What would make a man like Paul, or for that matter, any man or woman face the kind of abuse and sufferings Paul faced? When we are knocked down, what makes us get back up and keep going?
It’s knowing that what you are doing matters. Discouragement has a way of crushing us and sucking the life out of us. And I think the Lord knows that. I think that is what prompted vs. 11 - “The following night the Lord stood near Paul and said, ‘Take courage. As you have testified about me in Jerusalem, so you must also testify in Rome.’”

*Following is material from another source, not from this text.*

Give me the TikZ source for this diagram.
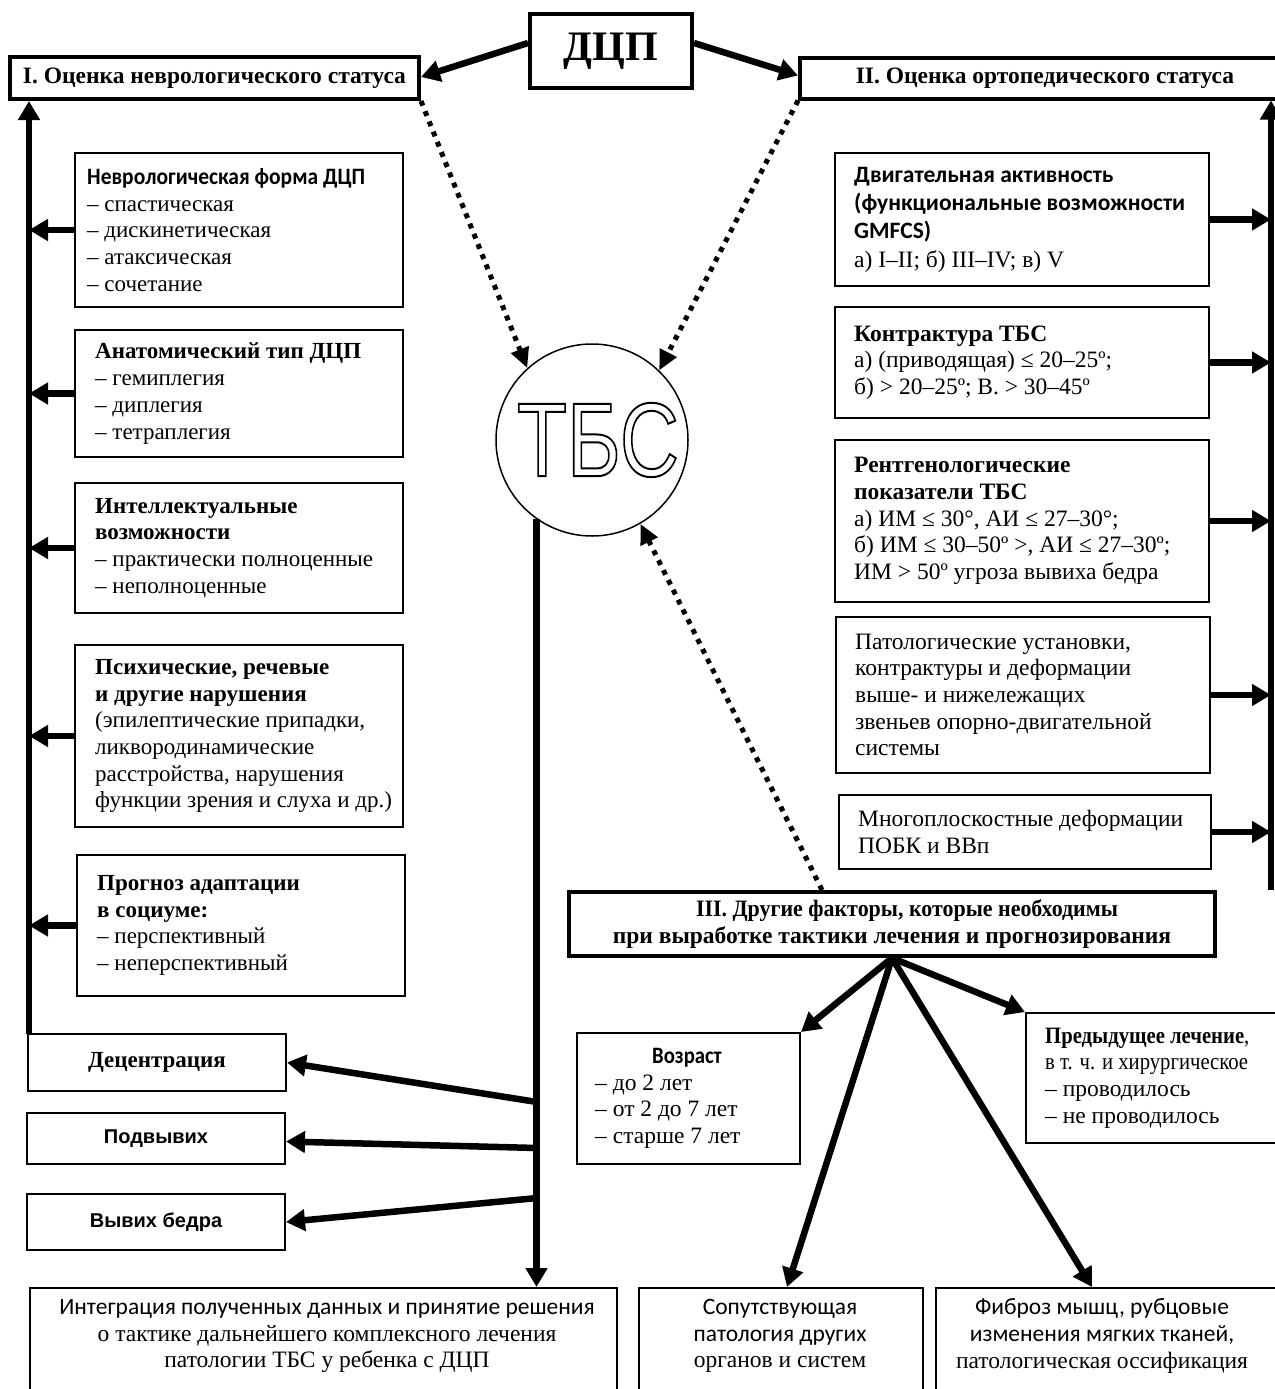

Illustration – Derek Redmond
You know the saying, “No one remembers who came in second.” Every now and then, there’s an exception. You probably don’t remember who won the 400 meter race in the 1992 Olympic Games in Barcelona, Spain. But you very well may remember who came in last. Derek Redmond was the British record-holder and as the gun sounded he was out in front with the leaders. But halfway through the race the hamstring muscle in his right leg ripped and he fell to the track in excruciating pain. He tried to get up and hobble to the finish line, and it was then that something wonderful and touching happened. Derek’s father, Jim Redmond had been in the stands watching his son, and as his son went down, he leapt from his seat on the top row of the stadium, ran down the steps and climbed a 4 ½ foot concrete barricade and onto the track. He had to push past security, yelling “He’s my son!” and to his side. Jim said, “You don’t have to do this, you’ve got nothing to prove,” Derek said, “I’ve got to finish the race.” And his father said, “Well, we’ve started everything together. We’ll finish this together.” And taking his son’s arm over his shoulders, together they hobbled to the finish line to the cheers of 65,000 fans. 4 ½ minutes earlier, the winner had crossed the finish line, but let me tell you who the real winner was in that race.
We need someone who will come along beside us during those dark and difficult times and tell us, “Take courage.” We need to know that what we’re doing and who we are matters to God. Jesus told Paul, “Take courage, I am with you.” If you listen this morning, you’ll here Jesus tell you, “Take courage, I am with you.”